> **PROBLEM TO SOLVE**
Transcribe every line from the top down to the line with "const pangolinMean = [-0.40, -0.81];", both ends included, but not the pictures.

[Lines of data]
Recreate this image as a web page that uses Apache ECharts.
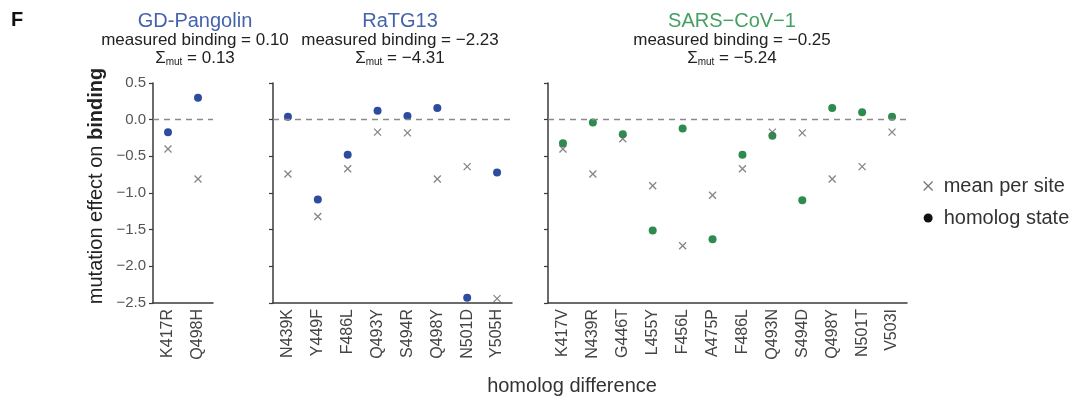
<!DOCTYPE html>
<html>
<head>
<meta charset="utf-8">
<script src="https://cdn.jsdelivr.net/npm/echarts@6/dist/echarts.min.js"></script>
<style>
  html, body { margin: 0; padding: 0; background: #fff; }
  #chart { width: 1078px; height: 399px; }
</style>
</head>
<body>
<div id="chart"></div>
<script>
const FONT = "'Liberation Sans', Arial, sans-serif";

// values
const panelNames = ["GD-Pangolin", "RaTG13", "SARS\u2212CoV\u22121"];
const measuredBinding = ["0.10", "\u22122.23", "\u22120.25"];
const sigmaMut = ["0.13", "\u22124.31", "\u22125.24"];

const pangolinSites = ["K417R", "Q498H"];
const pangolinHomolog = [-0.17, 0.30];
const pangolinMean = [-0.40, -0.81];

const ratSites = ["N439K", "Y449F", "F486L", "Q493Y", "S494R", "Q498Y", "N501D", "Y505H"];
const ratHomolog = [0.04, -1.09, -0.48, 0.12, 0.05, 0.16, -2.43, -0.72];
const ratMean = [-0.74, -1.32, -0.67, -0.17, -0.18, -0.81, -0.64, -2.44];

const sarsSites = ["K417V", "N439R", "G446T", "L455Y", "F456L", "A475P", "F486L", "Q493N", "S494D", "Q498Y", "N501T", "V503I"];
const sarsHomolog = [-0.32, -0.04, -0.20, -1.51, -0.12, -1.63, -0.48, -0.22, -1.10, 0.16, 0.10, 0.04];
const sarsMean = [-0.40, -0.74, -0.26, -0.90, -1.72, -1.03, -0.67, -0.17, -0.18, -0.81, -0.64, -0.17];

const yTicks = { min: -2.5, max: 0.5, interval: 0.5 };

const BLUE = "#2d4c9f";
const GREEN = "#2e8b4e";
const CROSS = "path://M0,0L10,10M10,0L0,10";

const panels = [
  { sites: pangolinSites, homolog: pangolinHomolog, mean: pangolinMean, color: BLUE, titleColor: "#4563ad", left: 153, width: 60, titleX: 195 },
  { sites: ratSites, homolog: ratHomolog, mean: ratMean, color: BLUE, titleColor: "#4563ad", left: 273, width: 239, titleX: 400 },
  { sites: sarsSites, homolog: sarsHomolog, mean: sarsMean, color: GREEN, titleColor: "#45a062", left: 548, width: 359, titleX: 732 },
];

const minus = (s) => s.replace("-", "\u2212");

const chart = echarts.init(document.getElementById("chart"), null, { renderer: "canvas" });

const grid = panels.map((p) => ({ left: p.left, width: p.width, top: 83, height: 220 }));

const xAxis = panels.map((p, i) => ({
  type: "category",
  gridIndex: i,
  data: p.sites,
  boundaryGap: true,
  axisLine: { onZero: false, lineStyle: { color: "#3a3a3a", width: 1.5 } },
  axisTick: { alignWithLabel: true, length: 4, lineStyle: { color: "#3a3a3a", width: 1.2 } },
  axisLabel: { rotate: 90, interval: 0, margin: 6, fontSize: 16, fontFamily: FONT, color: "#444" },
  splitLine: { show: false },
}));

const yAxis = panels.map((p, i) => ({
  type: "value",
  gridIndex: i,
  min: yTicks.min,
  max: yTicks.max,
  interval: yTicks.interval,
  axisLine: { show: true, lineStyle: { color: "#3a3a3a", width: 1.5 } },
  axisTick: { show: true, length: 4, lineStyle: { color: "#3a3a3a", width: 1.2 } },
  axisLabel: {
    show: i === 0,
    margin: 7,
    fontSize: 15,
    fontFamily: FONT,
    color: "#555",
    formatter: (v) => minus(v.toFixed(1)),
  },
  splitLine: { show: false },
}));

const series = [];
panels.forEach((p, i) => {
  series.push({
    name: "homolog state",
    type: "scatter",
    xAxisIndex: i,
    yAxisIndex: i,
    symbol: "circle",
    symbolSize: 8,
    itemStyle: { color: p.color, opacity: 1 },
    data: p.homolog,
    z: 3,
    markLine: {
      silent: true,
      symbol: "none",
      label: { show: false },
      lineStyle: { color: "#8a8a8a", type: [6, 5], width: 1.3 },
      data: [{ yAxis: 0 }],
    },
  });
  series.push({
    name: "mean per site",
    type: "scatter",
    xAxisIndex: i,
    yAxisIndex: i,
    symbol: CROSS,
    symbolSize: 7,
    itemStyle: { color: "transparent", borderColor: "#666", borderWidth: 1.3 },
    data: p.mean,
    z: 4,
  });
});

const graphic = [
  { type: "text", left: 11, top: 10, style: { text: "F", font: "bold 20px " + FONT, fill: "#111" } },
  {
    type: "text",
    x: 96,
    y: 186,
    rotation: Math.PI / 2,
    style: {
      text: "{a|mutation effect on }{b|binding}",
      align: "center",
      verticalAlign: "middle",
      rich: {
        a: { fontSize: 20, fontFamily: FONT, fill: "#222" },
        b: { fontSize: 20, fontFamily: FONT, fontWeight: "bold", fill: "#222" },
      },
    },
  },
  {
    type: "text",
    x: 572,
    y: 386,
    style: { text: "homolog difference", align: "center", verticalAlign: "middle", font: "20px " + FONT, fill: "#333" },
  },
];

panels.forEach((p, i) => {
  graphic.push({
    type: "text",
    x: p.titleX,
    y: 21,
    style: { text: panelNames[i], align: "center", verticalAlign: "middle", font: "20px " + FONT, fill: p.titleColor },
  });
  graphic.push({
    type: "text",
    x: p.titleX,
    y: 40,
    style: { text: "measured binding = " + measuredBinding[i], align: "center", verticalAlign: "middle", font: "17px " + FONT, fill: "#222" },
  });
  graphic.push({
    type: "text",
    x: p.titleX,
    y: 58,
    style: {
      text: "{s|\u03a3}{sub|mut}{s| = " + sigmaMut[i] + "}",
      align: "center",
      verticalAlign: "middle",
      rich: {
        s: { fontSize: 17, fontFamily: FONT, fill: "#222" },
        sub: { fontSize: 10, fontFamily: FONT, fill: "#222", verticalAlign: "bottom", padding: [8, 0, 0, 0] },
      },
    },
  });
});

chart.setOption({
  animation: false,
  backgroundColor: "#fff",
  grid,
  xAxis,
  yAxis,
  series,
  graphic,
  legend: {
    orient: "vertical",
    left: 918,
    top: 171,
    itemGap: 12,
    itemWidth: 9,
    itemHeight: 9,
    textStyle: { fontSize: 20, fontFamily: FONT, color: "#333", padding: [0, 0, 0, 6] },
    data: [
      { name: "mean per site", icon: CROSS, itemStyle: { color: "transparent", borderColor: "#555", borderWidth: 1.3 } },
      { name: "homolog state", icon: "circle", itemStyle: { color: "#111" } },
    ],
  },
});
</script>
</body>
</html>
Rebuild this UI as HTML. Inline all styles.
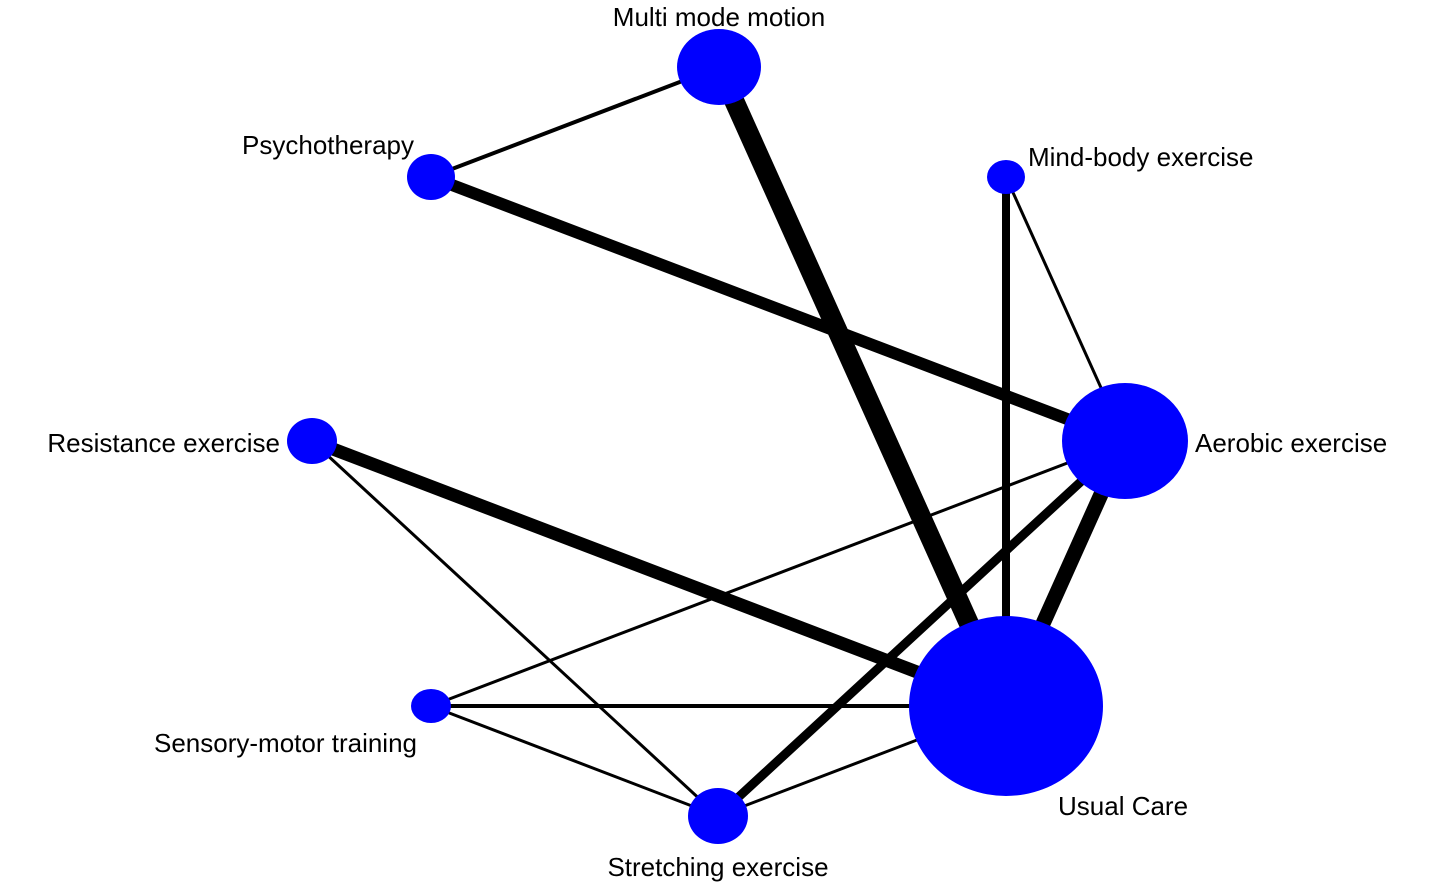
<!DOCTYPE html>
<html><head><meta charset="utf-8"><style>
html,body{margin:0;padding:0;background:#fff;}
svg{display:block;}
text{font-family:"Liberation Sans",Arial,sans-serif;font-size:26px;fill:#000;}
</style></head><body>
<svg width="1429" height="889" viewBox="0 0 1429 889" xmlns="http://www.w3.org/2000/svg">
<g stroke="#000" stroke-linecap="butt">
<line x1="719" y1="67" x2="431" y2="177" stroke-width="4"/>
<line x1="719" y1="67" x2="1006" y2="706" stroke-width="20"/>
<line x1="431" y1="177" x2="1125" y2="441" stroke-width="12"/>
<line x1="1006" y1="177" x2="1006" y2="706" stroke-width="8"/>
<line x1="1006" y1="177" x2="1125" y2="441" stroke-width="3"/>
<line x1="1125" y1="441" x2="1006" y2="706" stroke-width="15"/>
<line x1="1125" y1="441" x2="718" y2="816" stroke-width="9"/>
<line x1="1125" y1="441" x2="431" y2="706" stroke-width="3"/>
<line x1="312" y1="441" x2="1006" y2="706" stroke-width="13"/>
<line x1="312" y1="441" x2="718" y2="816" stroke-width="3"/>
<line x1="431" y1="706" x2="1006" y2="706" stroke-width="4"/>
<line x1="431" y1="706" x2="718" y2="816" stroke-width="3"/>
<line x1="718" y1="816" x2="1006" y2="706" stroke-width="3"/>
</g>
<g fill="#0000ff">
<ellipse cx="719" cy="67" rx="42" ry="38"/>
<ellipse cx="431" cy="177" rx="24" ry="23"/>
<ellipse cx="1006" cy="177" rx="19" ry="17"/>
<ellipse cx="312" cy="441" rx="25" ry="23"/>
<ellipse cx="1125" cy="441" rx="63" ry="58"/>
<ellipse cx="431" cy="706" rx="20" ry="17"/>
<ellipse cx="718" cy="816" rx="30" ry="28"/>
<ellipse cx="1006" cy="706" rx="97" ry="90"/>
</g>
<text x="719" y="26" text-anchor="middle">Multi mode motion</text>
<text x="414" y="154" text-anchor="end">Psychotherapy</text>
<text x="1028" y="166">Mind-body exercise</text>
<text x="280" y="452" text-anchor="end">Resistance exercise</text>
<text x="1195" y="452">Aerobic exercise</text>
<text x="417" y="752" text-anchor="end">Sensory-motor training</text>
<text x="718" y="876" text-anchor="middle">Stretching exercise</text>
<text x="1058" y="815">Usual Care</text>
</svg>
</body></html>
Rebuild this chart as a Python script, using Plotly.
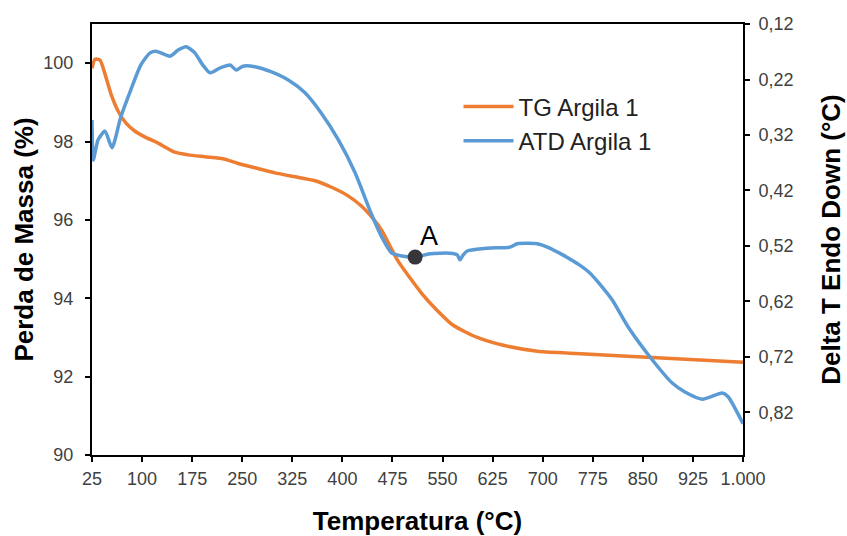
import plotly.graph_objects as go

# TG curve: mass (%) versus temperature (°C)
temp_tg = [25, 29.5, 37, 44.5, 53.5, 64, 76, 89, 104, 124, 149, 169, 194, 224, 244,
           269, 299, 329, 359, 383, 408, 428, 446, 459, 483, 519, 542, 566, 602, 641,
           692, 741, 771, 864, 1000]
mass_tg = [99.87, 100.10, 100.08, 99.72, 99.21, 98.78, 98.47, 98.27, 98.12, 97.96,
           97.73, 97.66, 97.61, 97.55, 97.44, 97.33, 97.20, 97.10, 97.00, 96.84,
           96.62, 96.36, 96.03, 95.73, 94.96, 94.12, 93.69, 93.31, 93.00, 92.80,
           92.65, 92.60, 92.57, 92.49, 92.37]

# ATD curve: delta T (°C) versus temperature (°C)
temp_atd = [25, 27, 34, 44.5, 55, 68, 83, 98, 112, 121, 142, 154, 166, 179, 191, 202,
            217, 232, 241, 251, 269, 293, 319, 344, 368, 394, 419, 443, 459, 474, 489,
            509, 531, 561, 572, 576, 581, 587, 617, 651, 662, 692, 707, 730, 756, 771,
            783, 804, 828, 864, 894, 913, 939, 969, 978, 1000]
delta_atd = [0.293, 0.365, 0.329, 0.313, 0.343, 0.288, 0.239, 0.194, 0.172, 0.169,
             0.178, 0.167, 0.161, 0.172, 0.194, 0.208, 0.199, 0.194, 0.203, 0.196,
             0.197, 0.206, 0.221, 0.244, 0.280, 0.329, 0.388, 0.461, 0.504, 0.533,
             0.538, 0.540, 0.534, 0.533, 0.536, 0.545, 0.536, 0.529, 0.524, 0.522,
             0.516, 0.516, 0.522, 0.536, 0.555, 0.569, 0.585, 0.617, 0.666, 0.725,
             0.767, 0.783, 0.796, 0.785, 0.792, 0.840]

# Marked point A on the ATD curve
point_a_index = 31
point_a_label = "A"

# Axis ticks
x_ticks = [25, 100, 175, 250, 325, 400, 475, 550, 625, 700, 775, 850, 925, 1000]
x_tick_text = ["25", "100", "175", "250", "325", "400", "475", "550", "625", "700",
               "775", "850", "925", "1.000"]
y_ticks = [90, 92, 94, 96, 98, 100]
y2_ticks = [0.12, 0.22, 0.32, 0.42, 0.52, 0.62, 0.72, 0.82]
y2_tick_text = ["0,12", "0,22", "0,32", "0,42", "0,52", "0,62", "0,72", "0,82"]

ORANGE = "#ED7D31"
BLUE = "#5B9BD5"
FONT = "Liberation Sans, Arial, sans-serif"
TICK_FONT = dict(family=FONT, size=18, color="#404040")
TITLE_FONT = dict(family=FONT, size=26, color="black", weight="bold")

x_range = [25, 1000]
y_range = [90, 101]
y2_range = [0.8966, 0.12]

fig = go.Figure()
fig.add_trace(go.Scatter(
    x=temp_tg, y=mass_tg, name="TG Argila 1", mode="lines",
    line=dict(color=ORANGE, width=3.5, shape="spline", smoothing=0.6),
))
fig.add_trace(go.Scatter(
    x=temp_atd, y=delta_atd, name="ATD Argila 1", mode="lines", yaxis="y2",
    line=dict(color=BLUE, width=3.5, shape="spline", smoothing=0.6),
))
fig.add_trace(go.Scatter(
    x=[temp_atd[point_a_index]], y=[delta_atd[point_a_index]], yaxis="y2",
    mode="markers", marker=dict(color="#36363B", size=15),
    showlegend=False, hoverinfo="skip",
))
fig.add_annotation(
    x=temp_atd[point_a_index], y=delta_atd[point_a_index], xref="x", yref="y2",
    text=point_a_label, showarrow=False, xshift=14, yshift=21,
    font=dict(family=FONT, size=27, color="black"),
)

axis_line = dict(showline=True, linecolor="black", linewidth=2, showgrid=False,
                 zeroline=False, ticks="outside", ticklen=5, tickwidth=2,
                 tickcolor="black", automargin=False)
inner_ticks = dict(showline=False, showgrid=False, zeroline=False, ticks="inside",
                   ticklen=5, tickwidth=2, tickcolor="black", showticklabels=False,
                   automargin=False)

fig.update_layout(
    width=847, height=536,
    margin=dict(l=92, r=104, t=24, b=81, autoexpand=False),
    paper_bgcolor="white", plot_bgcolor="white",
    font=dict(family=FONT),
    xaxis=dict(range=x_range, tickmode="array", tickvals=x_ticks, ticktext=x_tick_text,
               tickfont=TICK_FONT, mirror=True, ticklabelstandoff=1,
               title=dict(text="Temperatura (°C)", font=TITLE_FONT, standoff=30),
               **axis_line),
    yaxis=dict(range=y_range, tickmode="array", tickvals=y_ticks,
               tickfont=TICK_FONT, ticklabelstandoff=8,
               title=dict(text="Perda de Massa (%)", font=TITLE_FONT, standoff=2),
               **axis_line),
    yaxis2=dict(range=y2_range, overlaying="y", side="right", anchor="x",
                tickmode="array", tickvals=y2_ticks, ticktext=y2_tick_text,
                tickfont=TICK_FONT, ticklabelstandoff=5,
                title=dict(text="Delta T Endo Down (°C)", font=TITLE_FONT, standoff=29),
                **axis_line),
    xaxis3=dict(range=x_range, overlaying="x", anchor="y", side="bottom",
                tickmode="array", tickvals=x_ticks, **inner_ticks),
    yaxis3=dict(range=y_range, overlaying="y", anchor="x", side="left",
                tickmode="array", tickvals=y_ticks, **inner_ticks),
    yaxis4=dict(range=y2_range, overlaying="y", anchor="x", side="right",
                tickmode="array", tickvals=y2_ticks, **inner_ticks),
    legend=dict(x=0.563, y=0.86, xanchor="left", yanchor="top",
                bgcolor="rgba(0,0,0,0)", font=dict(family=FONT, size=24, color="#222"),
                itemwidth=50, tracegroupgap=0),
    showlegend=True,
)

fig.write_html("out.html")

> **COMPLETED EXERCISE**
Recreate this image as a web page that uses Apache ECharts.
<!DOCTYPE html>
<html>
<head>
<meta charset="utf-8">
<script src="https://cdn.jsdelivr.net/npm/echarts@6/dist/echarts.min.js"></script>
<style>
  html, body { margin: 0; padding: 0; background: #fff; }
  #chart { width: 1078px; height: 399px; }
</style>
</head>
<body>
<div id="chart"></div>
<script>
const FONT = "'Liberation Sans', Arial, sans-serif";

// values
const panelNames = ["GD-Pangolin", "RaTG13", "SARS\u2212CoV\u22121"];
const measuredBinding = ["0.10", "\u22122.23", "\u22120.25"];
const sigmaMut = ["0.13", "\u22124.31", "\u22125.24"];

const pangolinSites = ["K417R", "Q498H"];
const pangolinHomolog = [-0.17, 0.30];
const pangolinMean = [-0.40, -0.81];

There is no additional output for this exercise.